# todays twitter/facebook updat



## MaidenScotland (Jun 6, 2009)

Morsi is Trapped after Friday prayers in Fatma El Sharbatly Mosque after people surrounded it cheering"LEAVE MORSI LEAVE! FALL MORSI FALL"
عاااااااااااااجل : مرسى محبوس فى جامع فاطمة الشربتلى ومش عارف يخرج والناس بتهتف برة يسقط يسقط حكم المرشد ويسقط يسقط محمد مرسى


Any word on this?


----------



## MaidenScotland (Jun 6, 2009)

BBC report

Egyptian media, including the al-Watan newspaper, report that protesters confronted Mr Morsi at Friday prayers at the al-Sharbatli mosque.

The reports say the imam leading prayers compared Mr Morsi's new powers to the difficulties which confronted the Prophet Muhammad at the beginning of his mission.


----------



## aykalam (Apr 12, 2010)

https://twitter.com/Sarahcarr/status/274537989667950592/photo/1/large


----------



## aykalam (Apr 12, 2010)

MaidenScotland said:


> BBC report
> 
> Egyptian media, including the al-Watan newspaper, report that protesters confronted Mr Morsi at Friday prayers at the al-Sharbatli mosque.
> 
> The reports say the imam leading prayers compared Mr Morsi's new powers to the difficulties which confronted the Prophet Muhammad at the beginning of his mission.


I saw this earlier, but it seemed just another rumour.


----------



## Lanason (Sep 1, 2009)

aykalam said:


> https://twitter.com/Sarahcarr/status/274537989667950592/photo/1/large


Hi-Vis jackets and Hard Hats - whats is Egypt coming to :eyebrows::eyebrows::eyebrows:


----------



## aykalam (Apr 12, 2010)

and here it is:

Worshippers at Hassan al-Sharbatly Mosque in New Cairo protested against President Mohamed Morsy while he was attending prayers there Friday, when the imam of the mosque tried to justify the president’s recent decisions.

“Prophet Mohamed and the Caliphs used to dismiss and appoint judges, and there is no problem with Morsy doing that,” the imam said, according to an eyewitness.
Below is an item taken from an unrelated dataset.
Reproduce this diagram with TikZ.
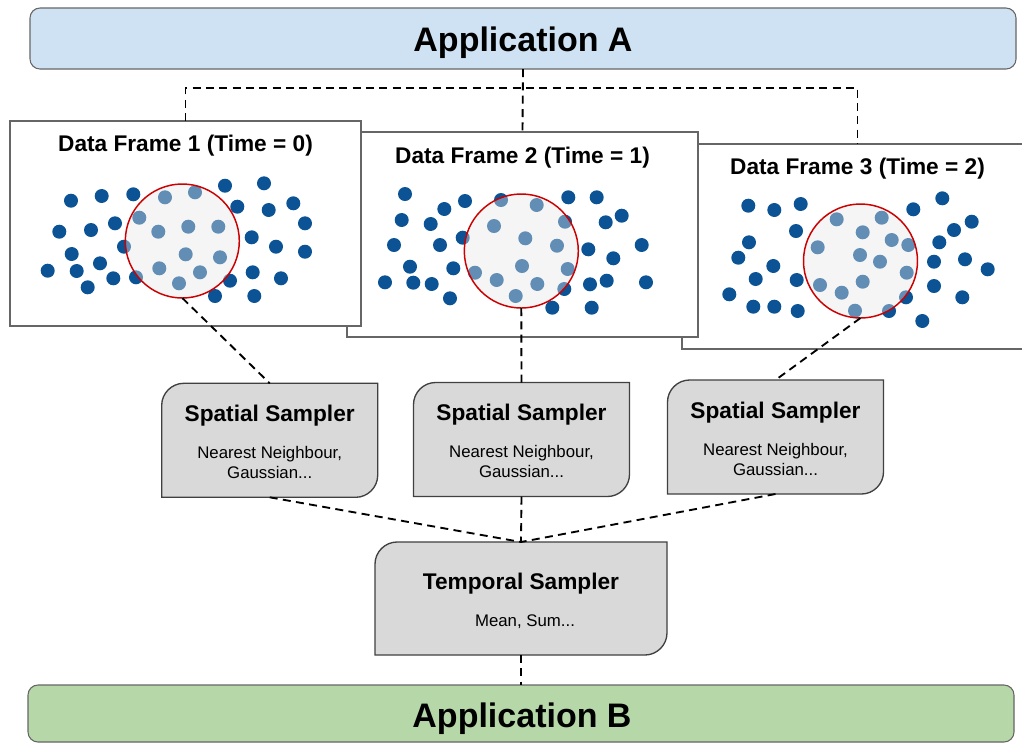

The imam was referring to Morsy’s dismissal of the prosecutor general, which was deemed a staggering interference of the president in judicial matters. 

But worshippers stopped the imam and protested his likening Morsy to the Prophet.

The atmosphere was charged following the prayers, with some worshippers chanting, “Down with the rule of the supreme guide,” referring to the leader of the Muslim Brotherhood, from which Morsy hails.

Meanwhile, Morsy supporters in the crowd chanted the president’s name.

“The imam made a mistake and the president is to be blamed,” retired professor Hassan Abdel Kader, who was praying close to the president, told Egypt Independent.

“What the imam said angered the people and created a hubbub,” he added. “His sermon was immediately interrupted by angry worshippers.”

The ensuing chaos remained for a few minutes following the prayer. The imam asked people to calm down, saying, “No voice should be louder than the chant of ‘There is no God but Allah.’”

To end the chaos, some people called for prayer. As soon as the prayer ended, “the hubbub returned again, even more strongly,” said Hassan Awad, a retired army general, who attended the prayer.

After the end of the prayer, Morsy took the microphone and talked to the worshippers, assuring them of the independence of the judiciary.

“Morsy contained the protesters smartly, and acknowledged the judges’ rights, but at the same time his decisions are not in line with what he said in the mosque,” said Awad.

Abdel Kader said Morsy asked to talk with some of the protesters, and four young men went to talk with him for about 15 minutes.

“The protesters were more than the supporters," Abdel Kader said.

Adel Ibrahim, a journalist at Al-Ahram state daily, who attended the prayer, said four buses carrying pro-Morsy people came to attend the prayer. A security guard confirmed that. Ibrahim added that worshippers were annoyed before the start of the prayer because of the tight security measures. 

Morsy angers worshippers in mosque | Egypt Independent


----------



## MaidenScotland (Jun 6, 2009)

Lanason said:


> Hi-Vis jackets and Hard Hats - whats is Egypt coming to :eyebrows::eyebrows::eyebrows:




You're turning into Horus with all your eyebrows etc


----------



## MaidenScotland (Jun 6, 2009)

aykalam said:


> and here it is:
> 
> Worshippers at Hassan al-Sharbatly Mosque in New Cairo protested against President Mohamed Morsy while he was attending prayers there Friday, when the imam of the mosque tried to justify the president’s recent decisions.
> 
> ...




Good on the worshippers and shame on the Iman. If it was a non Muslim who done the likening to the Prophet would a court case be the order of the day?


----------



## aykalam (Apr 12, 2010)

MaidenScotland said:


> Good on the worshippers and shame on the Iman. If it was a non Muslim who done the likening to the Prophet would a court case be the order of the day?


I think Morsi was lucky to be praying at a mosque in New Cairo, where people are not prone to troublemaking. Of course he lives there, but I still think his security could have been seriously compromised in a different area.


----------



## aykalam (Apr 12, 2010)

MaidenScotland said:


> You're turning into Horus with all your eyebrows etc


lol I wonder whether he's still in Egypt


----------



## aykalam (Apr 12, 2010)

I'm watching ONTV live, it looks like clashes starting in Sidi Gaber (Alex) between pro and anti


----------



## Lanason (Sep 1, 2009)

MaidenScotland said:


> You're turning into Horus with all your eyebrows etc




:eyebrows:


----------



## aykalam (Apr 12, 2010)

aykalam said:


> I'm watching ONTV live, it looks like clashes starting in Sidi Gaber (Alex) between pro and anti


actually it was thugs/baltageya with knives attacking the protesters


----------



## MaidenScotland (Jun 6, 2009)

aykalam said:


> actually it was thugs/baltageya with knives attacking the protesters




Friend told me that it was the shopkeepers v protesters, shop keepers complaining they cannot do business


----------



## aykalam (Apr 12, 2010)

MaidenScotland said:


> Friend told me that it was the shopkeepers v protesters, shop keepers complaining they cannot do business


and the shopkeepers came out to attack the crowds? wow


----------